To train the YOLO model, a Python-based synthetic data generation pipeline was developed. The script programmatically generated large datasets of labeled images containing geometric objects with randomized pose, scale, orientation, lighting, and background variation. This approach made it possible to rapidly scale the training dataset without manual labeling and ensured strong coverage of object orientations required for reliable OBB prediction.
Objects and targets are distinguished using a height-based heuristic. Targets are flat cross-sections placed on the table, while objects have nonzero height. This separation allows the system to independently build object and target sets and perform shape-based matching between them.

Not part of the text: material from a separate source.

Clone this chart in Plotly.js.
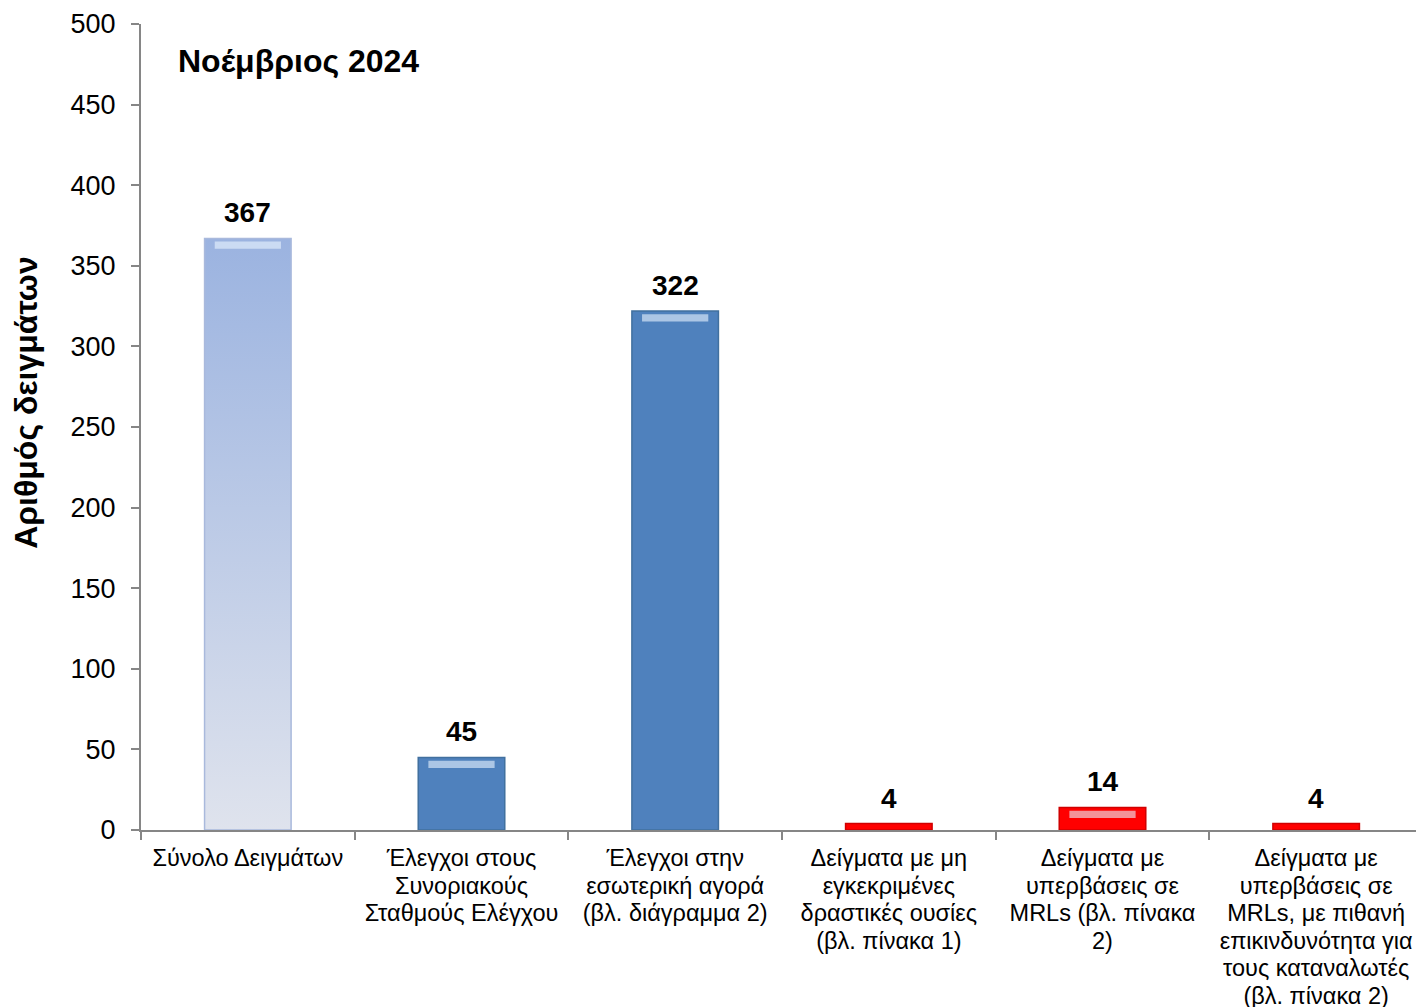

Motion Planning and Task Execution
Motion planning is handled through a custom Python interface built on top of MoveIt 2, designed to simplify interaction with the robot while still exposing fine control when needed. Instead of calling MoveIt APIs directly throughout the codebase, the system is structured around a small set of modular wrappers that separate state queries, planning logic, and environment management.
The motion planning interface provides utilities for querying the robot’s current state, generating collision-aware trajectories, and executing both Cartesian and joint-space motions. A dedicated planning scene manager dynamically adds and removes collision objects corresponding to detected items and targets, ensuring that planned motions remain valid as the workspace changes. All motion commands are funneled through a single high-level interface that exposes actions such as moving to poses, executing grasps, and controlling the gripper, keeping task logic clean and readable.
Task execution is coordinated by a central control script that drives the full pick-and-place pipeline. When triggered, the robot first moves to a known home configuration and performs camera calibration using an ArUco marker to establish consistent transforms between the camera, marker, and robot base. The perception pipeline then scans the workspace, producing a stable set of object and target poses that are visualized in RViz and added to the planning scene.
Objects are matched to targets based on shape and size, and the robot executes pick-and-place operations one pair at a time. After each attempt, the system re-scans the workspace rather than assuming a static scene. This design allows the robot to recover from failed grasps, handle objects being moved during execution, and remain robust to detection ordering changes. The task continues until no valid targets remain, at which point the robot safely returns to its home position.